▶ _Task to complete_: Your task is to write out only the lines running from the line with "Emit a web page" to the line with "35, 40, 45];", both ends kept, with no images.

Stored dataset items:
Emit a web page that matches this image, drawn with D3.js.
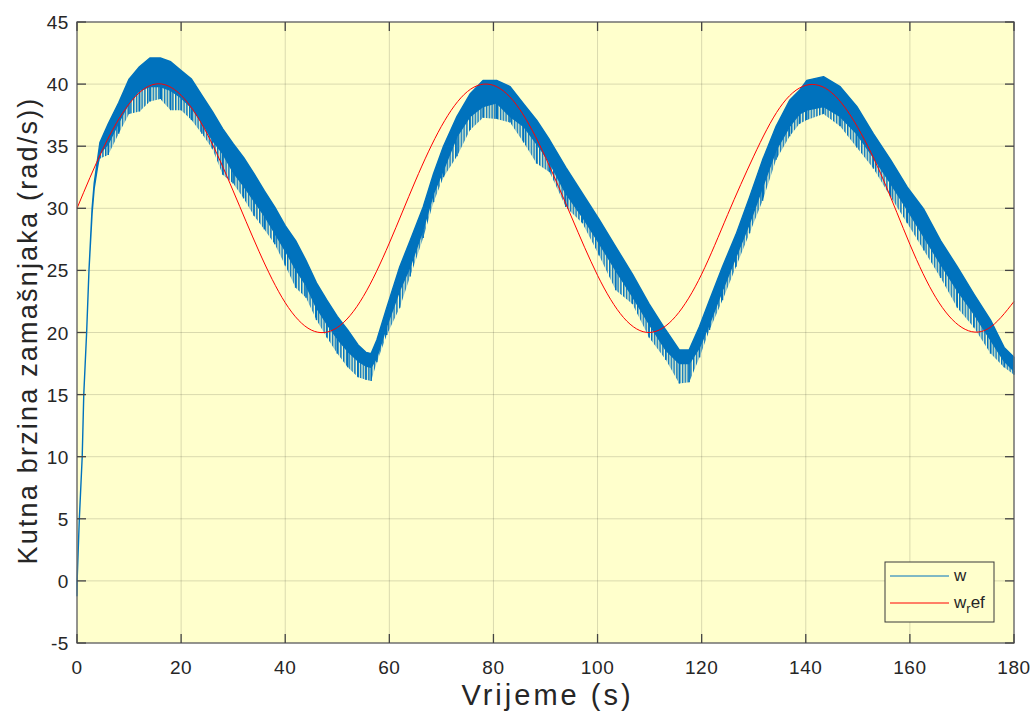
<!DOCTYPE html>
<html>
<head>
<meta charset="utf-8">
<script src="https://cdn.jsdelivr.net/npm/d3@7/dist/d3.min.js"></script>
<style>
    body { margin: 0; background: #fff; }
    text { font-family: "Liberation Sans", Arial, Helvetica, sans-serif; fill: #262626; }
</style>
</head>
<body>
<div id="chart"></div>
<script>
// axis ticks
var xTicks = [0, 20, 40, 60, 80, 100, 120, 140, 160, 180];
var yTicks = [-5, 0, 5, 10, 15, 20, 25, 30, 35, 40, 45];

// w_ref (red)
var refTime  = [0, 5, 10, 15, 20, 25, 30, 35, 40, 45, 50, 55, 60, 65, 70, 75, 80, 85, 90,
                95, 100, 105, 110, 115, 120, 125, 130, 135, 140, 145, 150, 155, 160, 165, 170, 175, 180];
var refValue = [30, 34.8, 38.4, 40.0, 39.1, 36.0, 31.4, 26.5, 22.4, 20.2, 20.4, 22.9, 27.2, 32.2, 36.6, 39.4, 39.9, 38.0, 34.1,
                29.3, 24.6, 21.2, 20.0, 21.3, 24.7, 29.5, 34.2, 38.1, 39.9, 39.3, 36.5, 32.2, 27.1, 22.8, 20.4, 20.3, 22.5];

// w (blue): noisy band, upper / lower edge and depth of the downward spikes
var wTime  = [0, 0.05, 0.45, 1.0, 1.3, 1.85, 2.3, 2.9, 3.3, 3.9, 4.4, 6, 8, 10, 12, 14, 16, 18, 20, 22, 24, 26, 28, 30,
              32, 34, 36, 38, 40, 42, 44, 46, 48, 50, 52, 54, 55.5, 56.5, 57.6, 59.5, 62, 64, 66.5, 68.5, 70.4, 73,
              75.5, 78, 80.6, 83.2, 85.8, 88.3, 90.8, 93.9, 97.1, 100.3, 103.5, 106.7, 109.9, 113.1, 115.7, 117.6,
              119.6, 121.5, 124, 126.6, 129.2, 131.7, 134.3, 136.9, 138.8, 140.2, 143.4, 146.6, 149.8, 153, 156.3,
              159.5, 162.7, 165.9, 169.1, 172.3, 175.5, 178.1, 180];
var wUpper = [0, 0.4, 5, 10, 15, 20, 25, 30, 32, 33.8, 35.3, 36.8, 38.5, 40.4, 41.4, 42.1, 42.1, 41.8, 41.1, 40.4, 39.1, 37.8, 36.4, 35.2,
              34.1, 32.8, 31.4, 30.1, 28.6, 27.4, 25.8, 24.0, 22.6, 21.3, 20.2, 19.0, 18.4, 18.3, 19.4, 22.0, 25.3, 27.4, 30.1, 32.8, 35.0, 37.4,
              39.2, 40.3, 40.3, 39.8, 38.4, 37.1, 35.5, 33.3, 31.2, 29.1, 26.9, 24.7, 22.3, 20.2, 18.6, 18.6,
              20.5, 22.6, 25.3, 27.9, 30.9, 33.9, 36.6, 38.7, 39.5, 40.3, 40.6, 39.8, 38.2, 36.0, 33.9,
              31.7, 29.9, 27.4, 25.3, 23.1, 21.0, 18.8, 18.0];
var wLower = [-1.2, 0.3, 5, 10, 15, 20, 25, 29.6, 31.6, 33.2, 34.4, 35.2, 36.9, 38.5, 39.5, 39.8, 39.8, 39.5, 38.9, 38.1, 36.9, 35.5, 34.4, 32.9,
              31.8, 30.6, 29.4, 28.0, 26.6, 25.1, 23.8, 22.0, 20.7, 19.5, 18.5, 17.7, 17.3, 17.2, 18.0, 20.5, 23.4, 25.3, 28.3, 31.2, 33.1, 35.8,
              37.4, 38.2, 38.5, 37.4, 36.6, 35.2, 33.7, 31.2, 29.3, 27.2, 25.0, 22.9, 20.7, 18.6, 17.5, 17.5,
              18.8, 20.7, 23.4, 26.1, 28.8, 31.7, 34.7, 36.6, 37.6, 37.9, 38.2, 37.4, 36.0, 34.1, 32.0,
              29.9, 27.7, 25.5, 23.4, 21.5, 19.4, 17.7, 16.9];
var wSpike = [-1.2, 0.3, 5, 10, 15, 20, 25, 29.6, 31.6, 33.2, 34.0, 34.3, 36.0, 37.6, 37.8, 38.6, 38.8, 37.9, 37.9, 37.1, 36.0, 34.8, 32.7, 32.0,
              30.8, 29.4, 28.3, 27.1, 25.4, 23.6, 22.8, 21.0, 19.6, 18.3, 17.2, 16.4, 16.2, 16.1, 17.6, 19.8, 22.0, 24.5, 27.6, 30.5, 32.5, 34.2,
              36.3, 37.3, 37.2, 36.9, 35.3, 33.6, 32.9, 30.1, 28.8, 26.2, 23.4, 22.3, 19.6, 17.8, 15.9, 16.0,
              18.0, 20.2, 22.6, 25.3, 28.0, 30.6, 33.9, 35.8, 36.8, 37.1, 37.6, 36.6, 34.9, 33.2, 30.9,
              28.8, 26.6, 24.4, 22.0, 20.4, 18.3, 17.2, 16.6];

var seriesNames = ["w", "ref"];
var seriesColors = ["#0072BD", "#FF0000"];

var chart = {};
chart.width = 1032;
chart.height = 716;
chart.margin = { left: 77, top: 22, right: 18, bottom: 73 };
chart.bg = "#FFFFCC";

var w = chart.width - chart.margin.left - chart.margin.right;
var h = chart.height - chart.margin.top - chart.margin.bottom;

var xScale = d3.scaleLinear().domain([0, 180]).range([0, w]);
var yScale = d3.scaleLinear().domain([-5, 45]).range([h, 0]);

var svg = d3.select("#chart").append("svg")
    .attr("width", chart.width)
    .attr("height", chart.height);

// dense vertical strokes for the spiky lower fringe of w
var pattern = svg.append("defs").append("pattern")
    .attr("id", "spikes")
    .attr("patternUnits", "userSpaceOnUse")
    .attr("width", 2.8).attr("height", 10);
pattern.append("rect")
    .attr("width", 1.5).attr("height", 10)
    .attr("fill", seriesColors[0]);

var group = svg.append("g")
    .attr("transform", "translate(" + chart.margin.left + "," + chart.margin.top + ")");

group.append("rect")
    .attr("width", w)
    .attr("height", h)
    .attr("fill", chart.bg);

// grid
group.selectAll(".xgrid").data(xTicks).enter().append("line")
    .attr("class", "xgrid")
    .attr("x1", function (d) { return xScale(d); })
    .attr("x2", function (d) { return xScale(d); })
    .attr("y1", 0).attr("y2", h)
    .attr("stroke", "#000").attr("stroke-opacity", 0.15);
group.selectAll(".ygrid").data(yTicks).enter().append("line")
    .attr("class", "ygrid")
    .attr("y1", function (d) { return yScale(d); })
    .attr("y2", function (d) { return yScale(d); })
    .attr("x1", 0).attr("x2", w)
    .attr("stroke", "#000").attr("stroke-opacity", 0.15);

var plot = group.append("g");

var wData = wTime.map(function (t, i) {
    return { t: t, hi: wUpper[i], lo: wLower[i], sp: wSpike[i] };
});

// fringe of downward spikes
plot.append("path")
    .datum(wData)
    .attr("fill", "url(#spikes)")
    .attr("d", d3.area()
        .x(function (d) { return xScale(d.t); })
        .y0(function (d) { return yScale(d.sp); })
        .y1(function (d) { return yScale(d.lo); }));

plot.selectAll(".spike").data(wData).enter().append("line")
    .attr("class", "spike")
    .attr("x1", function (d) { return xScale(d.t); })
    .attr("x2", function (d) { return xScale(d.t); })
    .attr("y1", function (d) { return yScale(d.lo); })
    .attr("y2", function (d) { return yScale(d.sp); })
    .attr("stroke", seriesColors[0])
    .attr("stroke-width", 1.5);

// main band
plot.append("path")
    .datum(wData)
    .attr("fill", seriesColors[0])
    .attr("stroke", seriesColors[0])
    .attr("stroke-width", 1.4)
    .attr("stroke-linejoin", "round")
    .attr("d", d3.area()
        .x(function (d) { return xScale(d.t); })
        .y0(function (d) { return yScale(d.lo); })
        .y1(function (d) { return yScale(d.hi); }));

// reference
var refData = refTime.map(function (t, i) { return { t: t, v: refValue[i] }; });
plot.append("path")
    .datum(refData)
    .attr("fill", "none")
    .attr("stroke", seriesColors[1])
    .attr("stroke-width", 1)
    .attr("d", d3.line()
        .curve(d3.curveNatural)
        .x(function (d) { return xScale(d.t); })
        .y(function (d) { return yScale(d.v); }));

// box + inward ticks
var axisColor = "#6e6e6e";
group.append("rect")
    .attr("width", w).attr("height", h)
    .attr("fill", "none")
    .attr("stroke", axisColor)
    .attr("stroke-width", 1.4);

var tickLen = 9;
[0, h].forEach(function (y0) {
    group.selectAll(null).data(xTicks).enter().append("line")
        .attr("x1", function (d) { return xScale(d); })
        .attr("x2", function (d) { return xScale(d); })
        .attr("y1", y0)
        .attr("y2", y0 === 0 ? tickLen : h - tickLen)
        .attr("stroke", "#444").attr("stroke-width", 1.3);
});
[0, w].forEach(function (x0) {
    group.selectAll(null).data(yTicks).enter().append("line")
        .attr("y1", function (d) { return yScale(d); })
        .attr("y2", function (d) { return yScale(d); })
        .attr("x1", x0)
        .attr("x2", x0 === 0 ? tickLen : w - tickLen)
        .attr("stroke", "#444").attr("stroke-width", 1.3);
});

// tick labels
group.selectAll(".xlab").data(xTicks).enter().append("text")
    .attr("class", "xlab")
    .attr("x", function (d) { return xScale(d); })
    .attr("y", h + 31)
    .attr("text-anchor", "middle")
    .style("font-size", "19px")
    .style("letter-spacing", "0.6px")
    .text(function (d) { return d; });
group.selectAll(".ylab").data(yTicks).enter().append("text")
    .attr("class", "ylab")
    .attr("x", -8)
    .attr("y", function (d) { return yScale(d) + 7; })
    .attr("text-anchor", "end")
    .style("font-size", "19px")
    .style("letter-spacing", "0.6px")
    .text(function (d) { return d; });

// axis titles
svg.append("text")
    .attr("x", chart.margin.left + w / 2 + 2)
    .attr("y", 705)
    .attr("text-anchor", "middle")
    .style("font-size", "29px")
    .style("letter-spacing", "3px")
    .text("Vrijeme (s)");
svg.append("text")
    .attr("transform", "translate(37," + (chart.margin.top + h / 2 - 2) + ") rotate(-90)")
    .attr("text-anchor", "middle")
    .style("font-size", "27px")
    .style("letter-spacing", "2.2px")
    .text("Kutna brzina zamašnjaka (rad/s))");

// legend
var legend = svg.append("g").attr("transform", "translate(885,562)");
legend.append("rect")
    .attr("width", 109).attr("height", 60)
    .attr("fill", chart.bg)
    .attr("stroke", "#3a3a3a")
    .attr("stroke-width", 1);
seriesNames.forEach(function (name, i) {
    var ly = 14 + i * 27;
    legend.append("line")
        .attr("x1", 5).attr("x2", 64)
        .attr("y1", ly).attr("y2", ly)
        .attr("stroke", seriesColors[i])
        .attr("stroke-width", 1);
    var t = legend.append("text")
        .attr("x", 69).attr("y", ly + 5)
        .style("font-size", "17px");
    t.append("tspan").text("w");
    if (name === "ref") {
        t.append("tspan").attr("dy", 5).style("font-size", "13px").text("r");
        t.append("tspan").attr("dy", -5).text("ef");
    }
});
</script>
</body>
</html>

==

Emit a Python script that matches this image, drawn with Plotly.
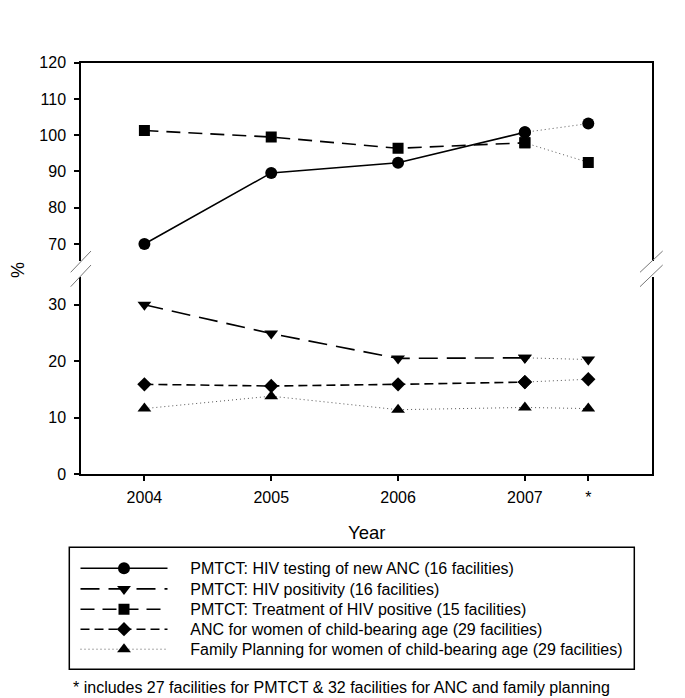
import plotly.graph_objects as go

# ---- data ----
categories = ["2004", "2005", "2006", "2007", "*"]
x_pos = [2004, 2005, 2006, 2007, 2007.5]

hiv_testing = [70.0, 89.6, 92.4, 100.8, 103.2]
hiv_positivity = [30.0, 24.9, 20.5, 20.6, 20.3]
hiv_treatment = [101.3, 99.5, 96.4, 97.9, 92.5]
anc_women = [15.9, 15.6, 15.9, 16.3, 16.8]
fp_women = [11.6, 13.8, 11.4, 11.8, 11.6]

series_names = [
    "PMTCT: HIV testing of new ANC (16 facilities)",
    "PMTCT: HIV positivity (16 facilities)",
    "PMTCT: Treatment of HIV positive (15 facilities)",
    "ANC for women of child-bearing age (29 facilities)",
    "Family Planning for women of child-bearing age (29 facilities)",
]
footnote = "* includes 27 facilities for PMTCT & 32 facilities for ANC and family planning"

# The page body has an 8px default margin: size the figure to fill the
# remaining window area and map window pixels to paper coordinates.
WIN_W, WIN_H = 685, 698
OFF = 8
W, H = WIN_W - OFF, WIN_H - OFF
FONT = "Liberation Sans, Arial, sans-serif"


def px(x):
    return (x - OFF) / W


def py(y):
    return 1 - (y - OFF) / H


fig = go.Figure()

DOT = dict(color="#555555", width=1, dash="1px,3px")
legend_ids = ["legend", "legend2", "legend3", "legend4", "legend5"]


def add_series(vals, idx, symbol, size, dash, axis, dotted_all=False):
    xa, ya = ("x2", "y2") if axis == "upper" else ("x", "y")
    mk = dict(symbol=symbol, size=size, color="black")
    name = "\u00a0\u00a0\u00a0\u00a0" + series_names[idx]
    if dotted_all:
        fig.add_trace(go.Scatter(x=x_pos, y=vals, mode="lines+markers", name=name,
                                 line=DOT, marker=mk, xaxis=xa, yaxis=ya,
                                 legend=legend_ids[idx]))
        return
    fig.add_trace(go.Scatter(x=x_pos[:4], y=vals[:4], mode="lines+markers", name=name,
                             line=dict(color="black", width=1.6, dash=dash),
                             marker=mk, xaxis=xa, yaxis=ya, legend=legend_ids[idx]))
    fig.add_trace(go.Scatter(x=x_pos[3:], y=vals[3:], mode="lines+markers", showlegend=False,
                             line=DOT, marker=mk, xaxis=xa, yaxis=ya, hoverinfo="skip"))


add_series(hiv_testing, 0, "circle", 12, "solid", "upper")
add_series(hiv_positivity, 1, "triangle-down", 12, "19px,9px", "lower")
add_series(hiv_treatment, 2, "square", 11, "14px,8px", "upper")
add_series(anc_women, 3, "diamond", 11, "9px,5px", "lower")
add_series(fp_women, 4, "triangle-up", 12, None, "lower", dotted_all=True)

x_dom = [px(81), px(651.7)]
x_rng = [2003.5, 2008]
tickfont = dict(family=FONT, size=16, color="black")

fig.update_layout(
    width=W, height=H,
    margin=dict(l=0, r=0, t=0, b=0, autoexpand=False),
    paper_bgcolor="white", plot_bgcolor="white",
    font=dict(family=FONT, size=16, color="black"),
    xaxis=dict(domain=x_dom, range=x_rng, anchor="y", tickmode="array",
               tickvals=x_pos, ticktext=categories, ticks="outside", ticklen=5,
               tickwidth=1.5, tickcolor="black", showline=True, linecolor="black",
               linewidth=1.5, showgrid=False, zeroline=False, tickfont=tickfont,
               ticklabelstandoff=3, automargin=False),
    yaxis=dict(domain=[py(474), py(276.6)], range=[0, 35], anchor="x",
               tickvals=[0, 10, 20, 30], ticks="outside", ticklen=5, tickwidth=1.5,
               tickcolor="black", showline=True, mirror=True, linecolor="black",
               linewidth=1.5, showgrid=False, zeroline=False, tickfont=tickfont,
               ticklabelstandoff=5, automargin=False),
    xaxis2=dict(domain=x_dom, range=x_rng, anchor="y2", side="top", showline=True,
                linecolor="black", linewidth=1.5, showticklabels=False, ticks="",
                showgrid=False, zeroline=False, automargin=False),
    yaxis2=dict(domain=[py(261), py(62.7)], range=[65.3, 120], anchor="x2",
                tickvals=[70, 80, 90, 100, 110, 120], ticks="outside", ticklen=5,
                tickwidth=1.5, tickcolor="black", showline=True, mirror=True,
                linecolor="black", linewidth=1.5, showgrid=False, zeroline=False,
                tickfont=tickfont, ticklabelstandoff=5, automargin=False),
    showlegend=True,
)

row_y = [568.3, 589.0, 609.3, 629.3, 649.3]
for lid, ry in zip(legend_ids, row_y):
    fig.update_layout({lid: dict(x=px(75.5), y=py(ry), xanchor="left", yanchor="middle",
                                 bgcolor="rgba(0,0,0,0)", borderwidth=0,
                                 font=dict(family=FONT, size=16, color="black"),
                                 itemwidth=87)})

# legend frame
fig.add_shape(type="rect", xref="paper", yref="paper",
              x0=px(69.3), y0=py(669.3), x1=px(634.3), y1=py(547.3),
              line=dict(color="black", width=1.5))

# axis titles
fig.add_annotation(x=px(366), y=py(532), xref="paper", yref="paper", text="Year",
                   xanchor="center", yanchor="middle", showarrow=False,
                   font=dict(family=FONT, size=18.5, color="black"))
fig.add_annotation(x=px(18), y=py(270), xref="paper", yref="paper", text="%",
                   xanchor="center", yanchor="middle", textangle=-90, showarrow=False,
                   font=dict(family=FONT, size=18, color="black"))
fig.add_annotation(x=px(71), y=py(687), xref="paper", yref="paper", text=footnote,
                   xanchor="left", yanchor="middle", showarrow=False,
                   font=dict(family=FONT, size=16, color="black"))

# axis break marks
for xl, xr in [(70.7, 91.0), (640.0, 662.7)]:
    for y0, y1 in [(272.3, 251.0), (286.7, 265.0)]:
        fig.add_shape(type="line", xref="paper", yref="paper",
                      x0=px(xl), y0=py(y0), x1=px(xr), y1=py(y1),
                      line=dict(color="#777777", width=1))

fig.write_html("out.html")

▶ _Finished exercise_:
Emit a web page that matches this image, drawn with D3.js.
<!DOCTYPE html>
<html>
<head>
<meta charset="utf-8">
<script src="https://cdn.jsdelivr.net/npm/d3@7/dist/d3.min.js"></script>
<style>
    body { margin: 0; background: #fff; }
    text { font-family: "Liberation Sans", Arial, Helvetica, sans-serif; fill: #262626; }
</style>
</head>
<body>
<div id="chart"></div>
<script>
// axis ticks
var xTicks = [0, 20, 40, 60, 80, 100, 120, 140, 160, 180];
var yTicks = [-5, 0, 5, 10, 15, 20, 25, 30, 35, 40, 45];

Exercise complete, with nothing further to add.